What the task requires :: From the first line of the data down to and including the line with "const greenCol = 2;", copy everything exactly, leaving out pictures.

══ Information shown

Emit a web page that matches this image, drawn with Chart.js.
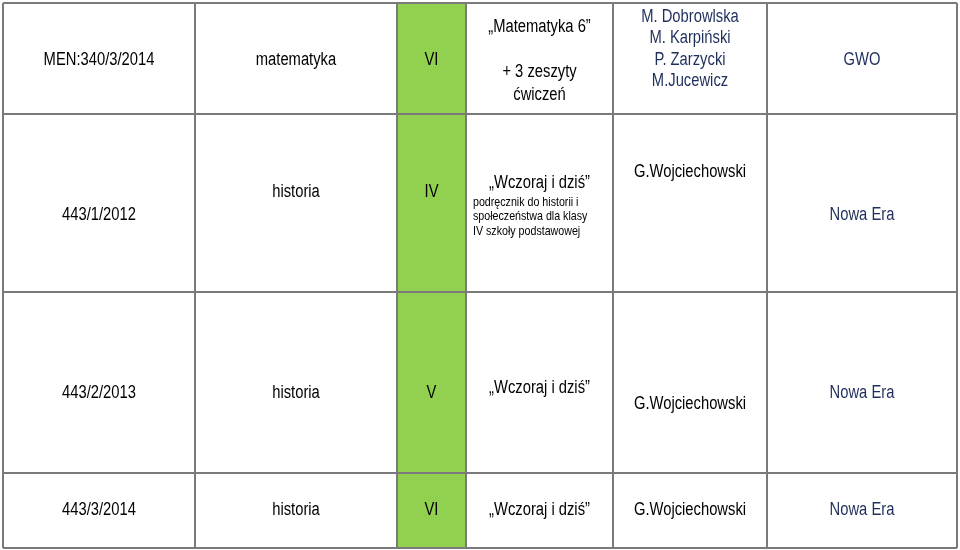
<!DOCTYPE html>
<html lang="en">
<head>
<meta charset="UTF-8">
<title>Podręczniki</title>
<script src="https://cdn.jsdelivr.net/npm/chart.js@4.4.2/dist/chart.umd.min.js"></script>
<style>
  body { margin: 0; background: #fff; }
  #wrap { width: 960px; height: 550px; }
</style>
</head>
<body>
<div id="wrap"><canvas id="tbl"></canvas></div>
<script>
// table structure (in scale units)
const colEdges = [3, 195, 397, 466, 613, 767, 957];
const rowEdges = [3, 114, 292, 473, 548];
const greenCol = 2;

// cell texts: [row, col, text, y, size, align, colour]
const NAVY = '#1f2f5c';
const cells = [
  [0, 0, 'MEN:340/3/2014', 60, 18, 'c', '#000'],
  [0, 1, 'matematyka', 60, 18, 'c', '#000'],
  [0, 2, 'VI', 60, 18, 'c', '#000'],
  [0, 3, '„Matematyka 6”', 27, 18, 'c', '#000'],
  [0, 3, '+ 3 zeszyty', 72, 18, 'c', '#000'],
  [0, 3, 'ćwiczeń', 95, 18, 'c', '#000'],
  [0, 4, 'M. Dobrowlska', 17, 18, 'c', NAVY],
  [0, 4, 'M. Karpiński', 38, 18, 'c', NAVY],
  [0, 4, 'P. Zarzycki', 60, 18, 'c', NAVY],
  [0, 4, 'M.Jucewicz', 81, 18, 'c', NAVY],
  [0, 5, 'GWO', 60, 18, 'c', NAVY],
  [1, 0, '443/1/2012', 215, 18, 'c', '#000'],
  [1, 1, 'historia', 192, 18, 'c', '#000'],
  [1, 2, 'IV', 192, 18, 'c', '#000'],
  [1, 3, '„Wczoraj i dziś”', 183, 18, 'c', '#000'],
  [1, 3, 'podręcznik do historii i', 202, 13, 'l', '#000'],
  [1, 3, 'społeczeństwa dla klasy', 216, 13, 'l', '#000'],
  [1, 3, 'IV szkoły podstawowej', 231, 13, 'l', '#000'],
  [1, 4, 'G.Wojciechowski', 172, 18, 'c', '#000'],
  [1, 5, 'Nowa Era', 215, 18, 'c', NAVY],
  [2, 0, '443/2/2013', 393, 18, 'c', '#000'],
  [2, 1, 'historia', 393, 18, 'c', '#000'],
  [2, 2, 'V', 393, 18, 'c', '#000'],
  [2, 3, '„Wczoraj i dziś”', 388, 18, 'c', '#000'],
  [2, 4, 'G.Wojciechowski', 404, 18, 'c', '#000'],
  [2, 5, 'Nowa Era', 393, 18, 'c', NAVY],
  [3, 0, '443/3/2014', 510, 18, 'c', '#000'],
  [3, 1, 'historia', 510, 18, 'c', '#000'],
  [3, 2, 'VI', 510, 18, 'c', '#000'],
  [3, 3, '„Wczoraj i dziś”', 510, 18, 'c', '#000'],
  [3, 4, 'G.Wojciechowski', 510, 18, 'c', '#000'],
  [3, 5, 'Nowa Era', 510, 18, 'c', NAVY]
];

const FONT = '"Liberation Sans Narrow", "Arial Narrow", "Liberation Sans", Arial, sans-serif';
const SQUEEZE = 0.82; // narrow the face, no condensed font installed

const tablePlugin = {
  id: 'tablePlugin',
  afterDraw(chart) {
    const ctx = chart.ctx, xs = chart.scales.x, ys = chart.scales.y;
    const X = v => xs.getPixelForValue(v), Y = v => ys.getPixelForValue(v);
    ctx.save();
    // green column
    ctx.fillStyle = '#92d050';
    ctx.fillRect(X(colEdges[greenCol]), Y(rowEdges[0]),
      X(colEdges[greenCol + 1]) - X(colEdges[greenCol]), Y(rowEdges[rowEdges.length - 1]) - Y(rowEdges[0]));
    // grid
    ctx.strokeStyle = '#7a7a7a';
    ctx.lineWidth = 2;
    colEdges.forEach(c => {
      ctx.beginPath(); ctx.moveTo(X(c), Y(rowEdges[0])); ctx.lineTo(X(c), Y(rowEdges[rowEdges.length - 1])); ctx.stroke();
    });
    rowEdges.forEach(r => {
      ctx.beginPath(); ctx.moveTo(X(colEdges[0]), Y(r)); ctx.lineTo(X(colEdges[colEdges.length - 1]), Y(r)); ctx.stroke();
    });
    // texts
    ctx.textBaseline = 'middle';
    cells.forEach(([r, c, t, y, size, align, col]) => {
      ctx.font = (size > 14 ? '500 ' : '') + size + 'px ' + FONT;
      ctx.fillStyle = col;
      let px;
      if (align === 'l') {
        ctx.textAlign = 'left';
        px = X(colEdges[c]) + 7;
      } else {
        ctx.textAlign = 'center';
        px = (X(colEdges[c]) + X(colEdges[c + 1])) / 2;
      }
      ctx.save();
      ctx.translate(px, Y(y));
      ctx.scale(SQUEEZE, 1);
      ctx.fillText(t, 0, 0);
      ctx.restore();
    });
    ctx.restore();
  }
};

new Chart(document.getElementById('tbl'), {
  type: 'scatter',
  data: { datasets: [{ data: [] }] },
  options: {
    responsive: true,
    maintainAspectRatio: false,
    animation: false,
    layout: { padding: 0 },
    plugins: { legend: { display: false }, tooltip: { enabled: false } },
    scales: {
      x: { type: 'linear', min: 0, max: 960, display: false },
      y: { type: 'linear', min: 0, max: 550, reverse: true, display: false }
    }
  },
  plugins: [tablePlugin]
});
</script>
</body>
</html>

════

The completed task ::
Emit a web page that matches this image, drawn with Chart.js.
<!DOCTYPE html>
<html lang="en">
<head>
<meta charset="UTF-8">
<title>Podręczniki</title>
<script src="https://cdn.jsdelivr.net/npm/chart.js@4.4.2/dist/chart.umd.min.js"></script>
<style>
  body { margin: 0; background: #fff; }
  #wrap { width: 960px; height: 550px; }
</style>
</head>
<body>
<div id="wrap"><canvas id="tbl"></canvas></div>
<script>
// table structure (in scale units)
const colEdges = [3, 195, 397, 466, 613, 767, 957];
const rowEdges = [3, 114, 292, 473, 548];
const greenCol = 2;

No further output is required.